Task statement
Give the material once more, word for word, without any images.

The data
>>>
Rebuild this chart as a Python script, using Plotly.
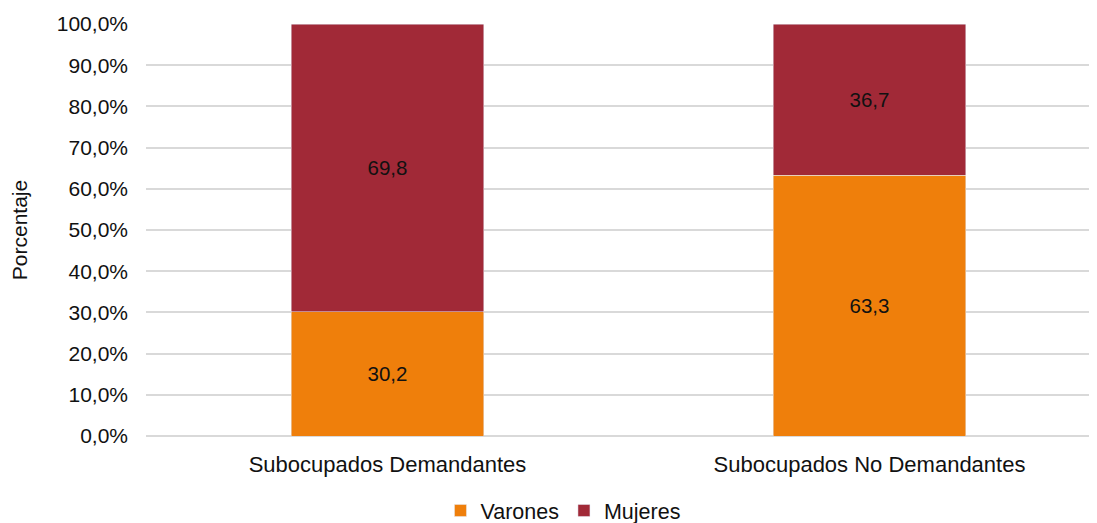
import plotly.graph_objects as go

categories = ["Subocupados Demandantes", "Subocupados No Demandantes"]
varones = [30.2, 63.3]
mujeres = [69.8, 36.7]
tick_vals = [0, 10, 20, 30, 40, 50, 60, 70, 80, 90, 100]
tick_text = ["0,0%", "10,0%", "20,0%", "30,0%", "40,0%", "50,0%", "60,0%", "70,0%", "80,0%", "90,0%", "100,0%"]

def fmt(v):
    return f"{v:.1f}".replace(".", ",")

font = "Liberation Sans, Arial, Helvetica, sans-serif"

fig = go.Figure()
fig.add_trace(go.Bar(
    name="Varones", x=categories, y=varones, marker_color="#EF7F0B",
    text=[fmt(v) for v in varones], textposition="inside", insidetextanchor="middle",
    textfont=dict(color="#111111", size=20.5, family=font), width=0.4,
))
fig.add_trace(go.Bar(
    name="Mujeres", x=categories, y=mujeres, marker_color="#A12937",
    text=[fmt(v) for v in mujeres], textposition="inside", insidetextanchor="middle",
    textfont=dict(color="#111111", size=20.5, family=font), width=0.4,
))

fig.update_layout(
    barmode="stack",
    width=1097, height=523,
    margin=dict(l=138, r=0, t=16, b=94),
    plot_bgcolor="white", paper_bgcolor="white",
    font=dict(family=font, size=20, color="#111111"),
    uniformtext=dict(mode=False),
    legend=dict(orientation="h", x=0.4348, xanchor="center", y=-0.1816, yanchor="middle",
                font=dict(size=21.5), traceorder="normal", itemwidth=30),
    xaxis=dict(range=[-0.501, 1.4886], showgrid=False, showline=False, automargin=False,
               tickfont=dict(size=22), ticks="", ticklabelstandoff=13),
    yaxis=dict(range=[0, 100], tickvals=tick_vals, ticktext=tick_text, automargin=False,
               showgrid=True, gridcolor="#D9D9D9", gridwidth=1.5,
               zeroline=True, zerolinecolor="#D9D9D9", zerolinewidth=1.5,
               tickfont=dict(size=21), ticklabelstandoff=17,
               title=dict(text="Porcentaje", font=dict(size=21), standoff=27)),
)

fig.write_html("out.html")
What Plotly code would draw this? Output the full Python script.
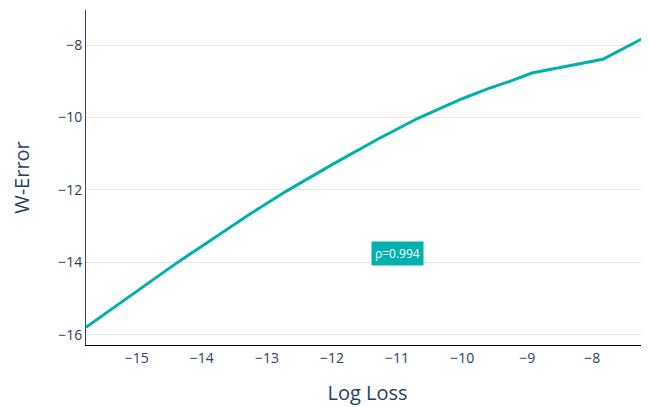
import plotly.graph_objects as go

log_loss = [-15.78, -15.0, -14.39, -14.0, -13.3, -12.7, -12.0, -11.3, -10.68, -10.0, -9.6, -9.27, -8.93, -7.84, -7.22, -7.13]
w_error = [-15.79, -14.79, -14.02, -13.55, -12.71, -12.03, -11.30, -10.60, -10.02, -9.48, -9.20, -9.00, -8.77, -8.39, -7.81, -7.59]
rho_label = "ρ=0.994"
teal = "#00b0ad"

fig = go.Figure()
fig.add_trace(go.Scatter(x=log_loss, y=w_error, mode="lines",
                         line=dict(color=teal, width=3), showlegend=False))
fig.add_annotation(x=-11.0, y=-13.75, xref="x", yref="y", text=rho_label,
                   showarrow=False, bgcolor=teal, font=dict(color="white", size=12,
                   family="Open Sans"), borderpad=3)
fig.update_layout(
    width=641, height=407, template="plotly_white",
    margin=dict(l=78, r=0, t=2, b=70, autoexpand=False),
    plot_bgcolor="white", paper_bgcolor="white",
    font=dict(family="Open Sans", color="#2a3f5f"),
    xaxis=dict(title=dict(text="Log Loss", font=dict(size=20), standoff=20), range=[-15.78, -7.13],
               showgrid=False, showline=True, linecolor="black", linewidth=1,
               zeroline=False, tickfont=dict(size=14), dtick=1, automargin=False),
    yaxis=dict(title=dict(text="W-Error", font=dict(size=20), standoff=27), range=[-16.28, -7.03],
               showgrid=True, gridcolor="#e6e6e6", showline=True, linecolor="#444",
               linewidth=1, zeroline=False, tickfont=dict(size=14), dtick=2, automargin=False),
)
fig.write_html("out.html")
<<<
Problem solution
Rebuild this chart as a Python script, using Plotly.
import plotly.graph_objects as go

categories = ["Subocupados Demandantes", "Subocupados No Demandantes"]
varones = [30.2, 63.3]
mujeres = [69.8, 36.7]
tick_vals = [0, 10, 20, 30, 40, 50, 60, 70, 80, 90, 100]
tick_text = ["0,0%", "10,0%", "20,0%", "30,0%", "40,0%", "50,0%", "60,0%", "70,0%", "80,0%", "90,0%", "100,0%"]

def fmt(v):
    return f"{v:.1f}".replace(".", ",")

font = "Liberation Sans, Arial, Helvetica, sans-serif"

fig = go.Figure()
fig.add_trace(go.Bar(
    name="Varones", x=categories, y=varones, marker_color="#EF7F0B",
    text=[fmt(v) for v in varones], textposition="inside", insidetextanchor="middle",
    textfont=dict(color="#111111", size=20.5, family=font), width=0.4,
))
fig.add_trace(go.Bar(
    name="Mujeres", x=categories, y=mujeres, marker_color="#A12937",
    text=[fmt(v) for v in mujeres], textposition="inside", insidetextanchor="middle",
    textfont=dict(color="#111111", size=20.5, family=font), width=0.4,
))

fig.update_layout(
    barmode="stack",
    width=1097, height=523,
    margin=dict(l=138, r=0, t=16, b=94),
    plot_bgcolor="white", paper_bgcolor="white",
    font=dict(family=font, size=20, color="#111111"),
    uniformtext=dict(mode=False),
    legend=dict(orientation="h", x=0.4348, xanchor="center", y=-0.1816, yanchor="middle",
                font=dict(size=21.5), traceorder="normal", itemwidth=30),
    xaxis=dict(range=[-0.501, 1.4886], showgrid=False, showline=False, automargin=False,
               tickfont=dict(size=22), ticks="", ticklabelstandoff=13),
    yaxis=dict(range=[0, 100], tickvals=tick_vals, ticktext=tick_text, automargin=False,
               showgrid=True, gridcolor="#D9D9D9", gridwidth=1.5,
               zeroline=True, zerolinecolor="#D9D9D9", zerolinewidth=1.5,
               tickfont=dict(size=21), ticklabelstandoff=17,
               title=dict(text="Porcentaje", font=dict(size=21), standoff=27)),
)

fig.write_html("out.html")
What Plotly code would draw this? Output the full Python script.
import plotly.graph_objects as go

log_loss = [-15.78, -15.0, -14.39, -14.0, -13.3, -12.7, -12.0, -11.3, -10.68, -10.0, -9.6, -9.27, -8.93, -7.84, -7.22, -7.13]
w_error = [-15.79, -14.79, -14.02, -13.55, -12.71, -12.03, -11.30, -10.60, -10.02, -9.48, -9.20, -9.00, -8.77, -8.39, -7.81, -7.59]
rho_label = "ρ=0.994"
teal = "#00b0ad"

fig = go.Figure()
fig.add_trace(go.Scatter(x=log_loss, y=w_error, mode="lines",
                         line=dict(color=teal, width=3), showlegend=False))
fig.add_annotation(x=-11.0, y=-13.75, xref="x", yref="y", text=rho_label,
                   showarrow=False, bgcolor=teal, font=dict(color="white", size=12,
                   family="Open Sans"), borderpad=3)
fig.update_layout(
    width=641, height=407, template="plotly_white",
    margin=dict(l=78, r=0, t=2, b=70, autoexpand=False),
    plot_bgcolor="white", paper_bgcolor="white",
    font=dict(family="Open Sans", color="#2a3f5f"),
    xaxis=dict(title=dict(text="Log Loss", font=dict(size=20), standoff=20), range=[-15.78, -7.13],
               showgrid=False, showline=True, linecolor="black", linewidth=1,
               zeroline=False, tickfont=dict(size=14), dtick=1, automargin=False),
    yaxis=dict(title=dict(text="W-Error", font=dict(size=20), standoff=27), range=[-16.28, -7.03],
               showgrid=True, gridcolor="#e6e6e6", showline=True, linecolor="#444",
               linewidth=1, zeroline=False, tickfont=dict(size=14), dtick=2, automargin=False),
)
fig.write_html("out.html")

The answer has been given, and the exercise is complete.